Laser communication, also known as optical communication or free-space optical communication (FSO), is a technology that uses lasers to transmit data over long distances through the atmosphere or space. It operates on the principles of light propagation and modulation, enabling high-speed and secure communication.

Here's a simplified explanation of how laser communication works:

Laser Transmission:

1. Modulation: The information to be transmitted (e.g., data, voice, or video) is modulated onto a laser beam. This involves varying the intensity or phase of the laser light to encode the information.

2. Laser Transmitter: The modulated laser beam is then emitted from a laser transmitter, which is typically a semiconductor diode laser or a solid-state laser. It focuses and directs the laser beam towards the intended receiver.

Signal Propagation:

1. Atmosphere or Space: The laser beam travels through the atmosphere or space, depending on the communication distance. In the atmosphere, factors such as weather conditions, atmospheric turbulence, and scattering affect signal propagation.

2. Beam Collimation: To maintain the beam's focus and minimize divergence, laser communication systems often use beam collimation techniques, such as telescopes or lenses, to keep the beam narrow and concentrated.

Signal Reception:

1. Laser Receiver: At the receiving end, a telescope or lens collects and focuses the incoming laser beam.

2. Demodulation: The received laser beam is then demodulated to recover the original information. The demodulation process involves detecting the variations in the laser beam's intensity or phase and converting them back into the original data.

3. Data Processing: The demodulated data is further processed and decoded, making it usable by the intended recipient.
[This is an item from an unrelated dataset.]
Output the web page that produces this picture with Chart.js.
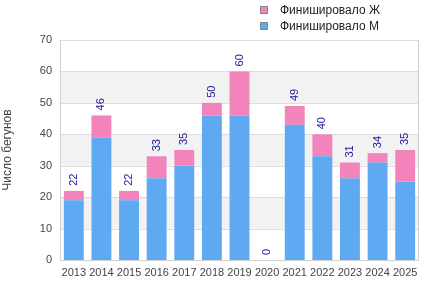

Laser communication offers several advantages, such as high bandwidth, low latency, and immunity to electromagnetic interference, making it suitable for various applications, including:

- Satellite communication

- Inter-satellite links

- Deep-space communication

- Ground-to-air and air-to-ground communication

- Secure military and government communication

- High-speed data transmission between ground locations

However, laser communication also faces challenges, including atmospheric effects, pointing accuracy, and signal attenuation over long distances, which require careful system design and engineering to ensure reliable performance.